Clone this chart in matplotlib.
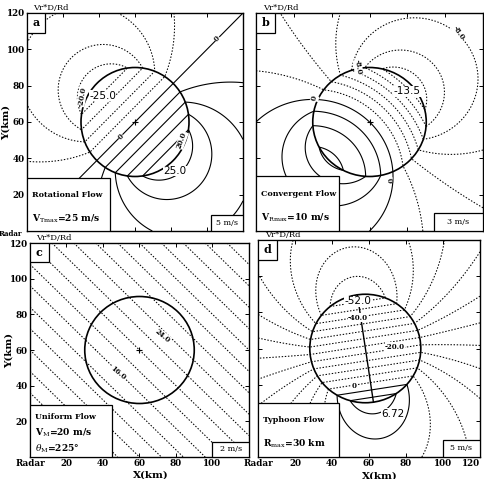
import numpy as np
import matplotlib
matplotlib.use("Agg")
import matplotlib.pyplot as plt
from matplotlib.patches import Rectangle, Circle

plt.rcParams['font.family'] = ['DejaVu Serif']
plt.rcParams['mathtext.fontset'] = 'dejavuserif'

# ---------------- data ----------------
panel_letters = ["a", "b", "c", "d"]
flow_names = ["Rotational Flow", "Convergent Flow", "Uniform Flow", "Typhoon Flow"]
flow_params = [[r"V$_{\rm Tmax}$=25 m/s"],
               [r"V$_{\rm Rmax}$=10 m/s"],
               [r"V$_{\rm M}$=20 m/s", r"$\theta_{\rm M}$=225°"],
               [r"R$_{\rm max}$=30 km"]]
scale_texts = ["5 m/s", "3 m/s", "2 m/s", "5 m/s"]
center_x = [60.0, 60.0, 60.0, 58.0]
center_y = [60.0, 60.0, 60.0, 60.0]
radius = [30.0, 30.0, 30.0, 30.0]
v_tmax_a = 25.0          # rotational flow
v_rmax_b = 10.0          # convergent flow
v_m_c = 20.0             # uniform flow speed
theta_m_c = 225.0        # uniform flow direction (deg)
d_min = -52.0            # typhoon panel: minimum (top of circle)
d_max = 6.72             # typhoon panel: maximum (bottom of circle)
d_decay = 0.5            # typhoon panel: outer decay exponent
d_tilt = 9.0             # typhoon panel: axis tilt (deg)
levels_a = [-20, -15, -10, -5, 0, 5, 10, 15, 20]
levels_b = [-12, -10, -8, -6, -4, -2, 0, 2, 4, 6]
levels_c = list(range(2, 40, 2))
levels_d = list(range(-48, 8, 4))
xtick_vals = [0, 20, 40, 60, 80, 100, 120]
xtick_text = ["Radar", "20", "40", "60", "80", "100", "120"]
ytick_vals = [20, 40, 60, 80, 100, 120]
ytick_text = ["20", "40", "60", "80", "100", "120"]
# contour annotations: (text, x, y, rotation, big?)
notes_a = [("-20.0", 30.5, 74, 80, 0), ("-25.0", 42, 74.5, 0, 1), ("0", 52, 52, 45, 0),
           ("0", 105.5, 106, 45, 0), ("20.0", 86, 50, 70, 0), ("25.0", 82, 33, 0, 1)]
notes_b = [("0", 31, 73, 75, 0), ("-8.0", 54, 90, -80, 0), ("-8.0", 107, 109, -55, 0),
           ("-13.5", 80, 77, 0, 1), ("0", 70, 28, -85, 0)]
notes_c = [("24.0", 72.7, 68, -40, 0), ("16.0", 48, 47, -40, 0)]
notes_d = [("-52.0", 54, 86, 0, 1), ("-40.0", 54, 77, 0, 0), ("-20.0", 74, 61, 0, 0),
           ("0", 52, 39, 0, 0), ("6.72", 73, 24, 0, 1)]
# box sizes (km)
text_box = [(46, 29), (44, 30), (45, 29), (44, 30)]
scale_box = [(18, 9), (26, 10), (20, 8.5), (20, 9.5)]

# ---------------- fields ----------------
gx = np.linspace(0, 120, 401)
gy = np.linspace(0, 120, 397)
X, Y = np.meshgrid(gx, gy)


def geom(i):
    dx = X - center_x[i]
    dy = Y - center_y[i]
    r2 = dx ** 2 + dy ** 2
    r2s = np.where(r2 == 0, 1e-9, r2)
    inside = r2 <= radius[i] ** 2
    rd = np.hypot(center_x[i], center_y[i])
    return dx, dy, r2s, inside, rd


def field_a():
    dx, dy, r2, ins, rd = geom(0)
    R = radius[0]
    u = np.where(ins, -v_tmax_a * dy / R, -v_tmax_a * R * dy / r2)
    v = np.where(ins, v_tmax_a * dx / R, v_tmax_a * R * dx / r2)
    return (u * X + v * Y) / rd


def field_b():
    dx, dy, r2, ins, rd = geom(1)
    R = radius[1]
    u = np.where(ins, -v_rmax_b * dx / R, -v_rmax_b * R * dx / r2)
    v = np.where(ins, -v_rmax_b * dy / R, -v_rmax_b * R * dy / r2)
    return (u * X + v * Y) / rd


def field_c():
    _, _, _, _, rd = geom(2)
    th = np.deg2rad(theta_m_c)
    u = -v_m_c * np.sin(th)
    v = -v_m_c * np.cos(th)
    return (u * X + v * Y) / rd


def field_d():
    dx, dy, r2, ins, rd = geom(3)
    R = radius[3]
    amp = (d_max - d_min) / 2.0
    off = -(d_max + d_min) / 2.0
    t = np.deg2rad(d_tilt)
    s = dx * np.sin(t) - dy * np.cos(t)
    r = np.sqrt(r2)
    inner = amp * s / R - off
    outer = amp * (R / r) ** d_decay * (s / r) - off
    return np.where(ins, inner, outer)


fields = [field_a(), field_b(), field_c(), field_d()]
levels = [levels_a, levels_b, levels_c, levels_d]
notes = [notes_a, notes_b, notes_c, notes_d]

DOT = (0, (1.4, 1.6))

W, H = 485, 479
fig = plt.figure(figsize=(4.85, 4.79), dpi=100)
rects_px = [(27, 13, 243, 231), (256, 13, 483, 231), (30, 243, 249, 457), (258, 240, 480, 457)]

for i, (l, t, r, b) in enumerate(rects_px):
    ax = fig.add_axes([l / W, 1 - b / H, (r - l) / W, (b - t) / H])
    ax.set_xlim(0, 120)
    ax.set_ylim(0, 120)
    f = fields[i]
    lv = levels[i]
    if i == 2:
        ax.contour(X, Y, f, levels=lv, colors='k', linewidths=0.75, linestyles=[DOT])
    else:
        neg = [v for v in lv if v < 0]
        pos = [v for v in lv if v >= 0]
        ax.contour(X, Y, f, levels=neg, colors='k', linewidths=0.75, linestyles=[DOT])
        ax.contour(X, Y, f, levels=pos, colors='k', linewidths=0.8, linestyles='solid')
    ax.add_patch(Circle((center_x[i], center_y[i]), radius[i], fill=False, lw=1.2,
                        ec='k', zorder=4))
    if i < 3:
        ax.plot([center_x[i]], [center_y[i]], marker='+', color='k', ms=5, mew=0.8, zorder=5)
    if i == 3:
        jmin = np.unravel_index(np.argmin(f), f.shape)
        jmax = np.unravel_index(np.argmax(f), f.shape)
        ax.plot([X[jmin], X[jmax]], [Y[jmin], Y[jmax]], color='k', lw=1.0, zorder=4)

    for (txt, tx, ty, rot, big) in notes[i]:
        if big:
            ax.text(tx, ty, txt, fontsize=7.5, family='DejaVu Sans', ha='center', va='center',
                    zorder=6, bbox=dict(fc='white', ec='none', pad=0.3))
        else:
            ax.text(tx, ty, txt, fontsize=5, rotation=rot, ha='center', va='center',
                    weight='bold', zorder=6, bbox=dict(fc='white', ec='none', pad=0.2))

    # flow description box
    bw, bh = text_box[i]
    ax.add_patch(Rectangle((0, 0), bw, bh, fc='white', ec='k', lw=0.9, zorder=7))
    lines = [flow_names[i]] + flow_params[i]
    n = len(lines)
    for k, txt in enumerate(lines):
        yy = bh * (1 - (k + 0.75) / (n + 0.3))
        ax.text(2.5, yy, txt, fontsize=5.8 if k == 0 else 6.6, weight='bold', ha='left',
                va='center', zorder=8)
    # speed scale box
    sw, sh = scale_box[i]
    ax.add_patch(Rectangle((120 - sw, 0), sw, sh, fc='white', ec='k', lw=0.9, zorder=7))
    ax.text(120 - sw / 2, sh / 2, scale_texts[i], fontsize=5.8, ha='center', va='center',
            zorder=8)
    # panel letter box
    ax.add_patch(Rectangle((0, 0.91), 0.085, 0.09, transform=ax.transAxes, fc='white',
                           ec='k', lw=0.9, zorder=7))
    ax.text(0.042, 0.955, panel_letters[i], transform=ax.transAxes, fontsize=8,
            weight='bold', ha='center', va='center', zorder=8)
    ax.text(0.03, 1.004, "Vr*D/Rd", transform=ax.transAxes, fontsize=6, ha='left',
            va='bottom')

    ax.tick_params(direction='in', length=3, width=0.7, top=True, right=True,
                   labelsize=6.3)
    ax.set_xticks(xtick_vals)
    ax.set_yticks(ytick_vals)
    if i >= 2:
        labs = xtick_text if i == 3 else xtick_text[:-1] + [""]
        ax.set_xticklabels(labs, fontweight='bold')
        ax.set_xlabel("X(km)", fontsize=7.5, weight='bold')
        ax.xaxis.set_label_coords(0.55, -0.065)
        if i == 3:
            ax.get_xticklabels()[-1].set_horizontalalignment('right')
    else:
        ax.set_xticklabels([])
    if i % 2 == 0:
        ax.set_yticklabels(ytick_text, fontweight='bold')
        ax.set_ylabel("Y(km)", fontsize=7.5, weight='bold')
        ax.yaxis.set_label_coords(-0.075, 0.5)
    else:
        ax.set_yticklabels([])
    ax.tick_params(axis='both', pad=1.5)
    for sp in ax.spines.values():
        sp.set_linewidth(1.0)
    if i == 0:
        ax.text(-0.02, 0.004, "Radar", transform=ax.transAxes, fontsize=5, weight='bold',
                ha='right', va='top')

fig.savefig("out.png", dpi=100)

→ **Work to do**
Set down again, exactly, the lines of the material above from its first line to the one with "plt.rcParams['mathtext.fontset'] = 'dejavuserif'", inclusive. Leave the pictures out.

→ **Final result**
Clone this chart in matplotlib.
import numpy as np
import matplotlib
matplotlib.use("Agg")
import matplotlib.pyplot as plt
from matplotlib.patches import Rectangle, Circle

plt.rcParams['font.family'] = ['DejaVu Serif']
plt.rcParams['mathtext.fontset'] = 'dejavuserif'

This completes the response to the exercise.